Cynic: eminent domain is just one of those tools that have a legitimate use that are easily corrupted by the unscrupulous. It's like seizing the assests of criminals - it seems like a good idea to make criminals litterally pay for the cost of catching them, but it really just gives unscrupulous police departments a way to pad their budgets whenever they want.
This is not an eminent domain issue for the mart's small business owners ("tenants"). Even if there were no such thing as eminent domain, only Elliot Kattan, the mart's owner would have the legal standing to challenge this project.
Not that I'm usually inclined to make the "property is theft"

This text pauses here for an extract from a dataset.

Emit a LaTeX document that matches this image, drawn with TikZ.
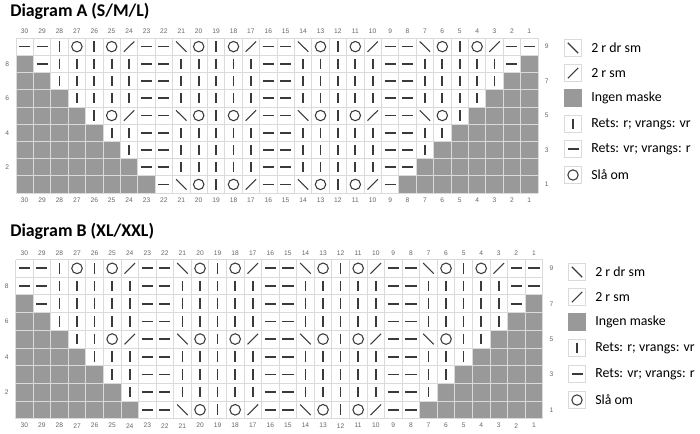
\documentclass[tikz,border=0pt]{standalone}
\usepackage{fontspec}
\setmainfont{Carlito}
\newfontfamily\numfont{Liberation Sans}

\definecolor{gridgray}{HTML}{DADADA}
\definecolor{nomask}{HTML}{999999}
\definecolor{inkgray}{HTML}{3A3A3A}

\tikzset{
  stitch/.style={draw=inkgray, line width=0.8pt},
  thickstitch/.style={draw=inkgray, line width=1.3pt},
  gridline/.style={draw=gridgray, line width=0.6pt},
  legendbox/.style={draw=gridgray, line width=0.6pt},
  colnum/.style={inner sep=0pt, font=\numfont\fontsize{5}{6}\selectfont, text=black!60},
  legendtext/.style={anchor=west, inner sep=0pt, font=\fontsize{10.4}{12}\selectfont},
  charttitle/.style={anchor=west, inner sep=0pt, font=\bfseries\fontsize{13.4}{15}\selectfont}
}

% stitch symbols, drawn round the centre of one cell
\newcommand\symd{\draw[thickstitch] (-0.32,0) -- (0.32,0);}
\newcommand\symb{\draw[thickstitch] (0,-0.3) -- (0,0.3);}
\newcommand\symo{\draw[stitch] (0,0) circle (0.3);}
\newcommand\syml{\draw[stitch] (-0.3,-0.3) -- (0.3,0.3);}
\newcommand\symr{\draw[stitch] (-0.3,0.3) -- (0.3,-0.3);}
\newcommand\symg{\fill[nomask] (-0.5,-0.5) rectangle (0.5,0.5);}

% rows, columns 30 -> 1
\def\rowlace{d,d,b,o,b,o,r,d,d,l,o,b,o,r,d,d,l,o,b,o,r,d,d,l,o,b,o,r,d,d}
\def\rowlaceb{d,d,b,b,b,o,r,d,d,l,o,b,o,r,d,d,l,o,b,o,r,d,d,l,o,b,b,b,d,d}
\def\rowplain{d,d,b,b,b,b,b,d,d,b,b,b,b,b,d,d,b,b,b,b,b,d,d,b,b,b,b,b,d,d}

\newcommand\knitchart[2]{%
  \foreach \r in {9,...,1}{
    \pgfmathtruncatemacro\g{max(0,#1-\r)}
    \ifnum\r=9 \let\rowlist\rowlace
    \else\ifnum\r=5 \let\rowlist\rowlaceb
    \else\ifnum\r=1 \let\rowlist\rowlaceb
    \else \let\rowlist\rowplain\fi\fi\fi
    \foreach \s [count=\i] in \rowlist {
      \pgfmathtruncatemacro\isgrey{(\i<=\g) || (\i>30-\g)}
      \begin{scope}[shift={({\i-0.5},{9.5-\r})}]
        \ifnum\isgrey=1 \symg \else \csname sym\s\endcsname \fi
      \end{scope}
    }
  }
  \foreach \c in {0,...,30} \draw[gridline] (\c,0) -- (\c,9);
  \foreach \r in {0,...,9} \draw[gridline] (0,\r) -- (30,\r);
  \foreach \c in {1,...,30}{
    \pgfmathtruncatemacro\n{31-\c}
    \node[colnum] (#2top\n) at ({\c-0.5},-0.38) {\n};
    \node[colnum] (#2bot\n) at ({\c-0.5},9.4) {\n};
  }
  \foreach \r in {1,...,9}{
    \ifodd\r \node[colnum] (#2row\r) at (30.5,{9.5-\r}) {\r};
    \else \node[colnum] (#2row\r) at (-0.5,{9.5-\r}) {\r};\fi
  }
}

\newcommand\legenditem[5]{%
  \begin{scope}[shift={(#1,#2)}, x=12.9pt, y=-12.9pt]
    \draw[legendbox] (-0.5,-0.5) rectangle (0.5,0.5);
    \csname sym#3\endcsname
  \end{scope}
  \node[legendtext] (#5) at ({#1+18},#2) {#4};
}

\begin{document}
\begin{tikzpicture}[x=0.75pt, y=-0.75pt]
\useasboundingbox (0,0) rectangle (700,433);

% Diagram A
\node[charttitle] (titleA) at (10,11) {Diagram A (S/M/L)};
\begin{scope}[shift={(16,38)}, x=13.05pt, y=-12.92pt]
  \knitchart{9}{a}
\end{scope}
\legenditem{573}{48}{l}{2 r dr sm}{alegA}
\legenditem{573}{73}{r}{2 r sm}{alegB}
\legenditem{573}{98}{g}{Ingen maske}{alegC}
\legenditem{573}{124}{b}{Rets: r; vrangs: vr}{alegD}
\legenditem{573}{149}{d}{Rets: vr; vrangs: r}{alegE}
\legenditem{573}{175}{o}{Slå om}{alegF}

% Diagram B
\node[charttitle] (titleB) at (10,231) {Diagram B (XL/XXL)};
\begin{scope}[shift={(15.5,259.5)}, x=13.18pt, y=-13.26pt]
  \knitchart{8}{b}
\end{scope}
\legenditem{577}{272}{l}{2 r dr sm}{blegA}
\legenditem{577}{297}{r}{2 r sm}{blegB}
\legenditem{577}{322}{g}{Ingen maske}{blegC}
\legenditem{577}{348}{b}{Rets: r; vrangs: vr}{blegD}
\legenditem{577}{374}{d}{Rets: vr; vrangs: r}{blegE}
\legenditem{577}{400}{o}{Slå om}{blegF}
\end{tikzpicture}
\end{document}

argument, but doesn't Pennsauken Mart owner Eliot Kattan owe his
very "ownership" of the property to the mother of all eminent
domain takings? Trace the chain of title back far enough and you'll
arrive at European colonists ethnically cleansing the area of
native Americans and taking--yes--eminent domain over the land and
making it possible for the land to be sold to a series of New
Jerseyans ever since.
I'll grant that it's convenient to make the buck stop with that
violent seizure of the land by government in cooperation with
commercial interests. It's what makes it possible to function
today: otherwise we'd be lost. But if we're going to get properly
riled up by the contemporary push to seize the property by
government on behalf of commercial interests, can we have a moment
of silence for the flea market's tenants who are being kicked out
just as surely as the Indians were 350 or so years ago?
And this Kattan fellow: is he related to SNL's Chris Kattan?
And what is former Jersey City mayor and GOP gubernatorial
candidate Bret Schundler--who never met a state-subsidized
skyscraper project he didn't like--doing inserting himself as a
populist on this issue? Day is night! Dogs and cats are bedding
down together! Help!
Anon.: Not having standing to challenge a project in court is
not equivalent to not having issues with the project.
S.M.: Past injustices do not erase present ones.
Jaws, this is America and issues don't matter: if I have an issue with the color of your house, you have an issue because your girlfriend dumped you, someone else has issues with something we say that offends them -- it doesn't matter. Business owners lives are sadly disrupted, and it makes a very nice newspaper article, but the only oxen that could get gored here belong to Mr. Kattan and the owners of the Club Can-Can and Expo Center.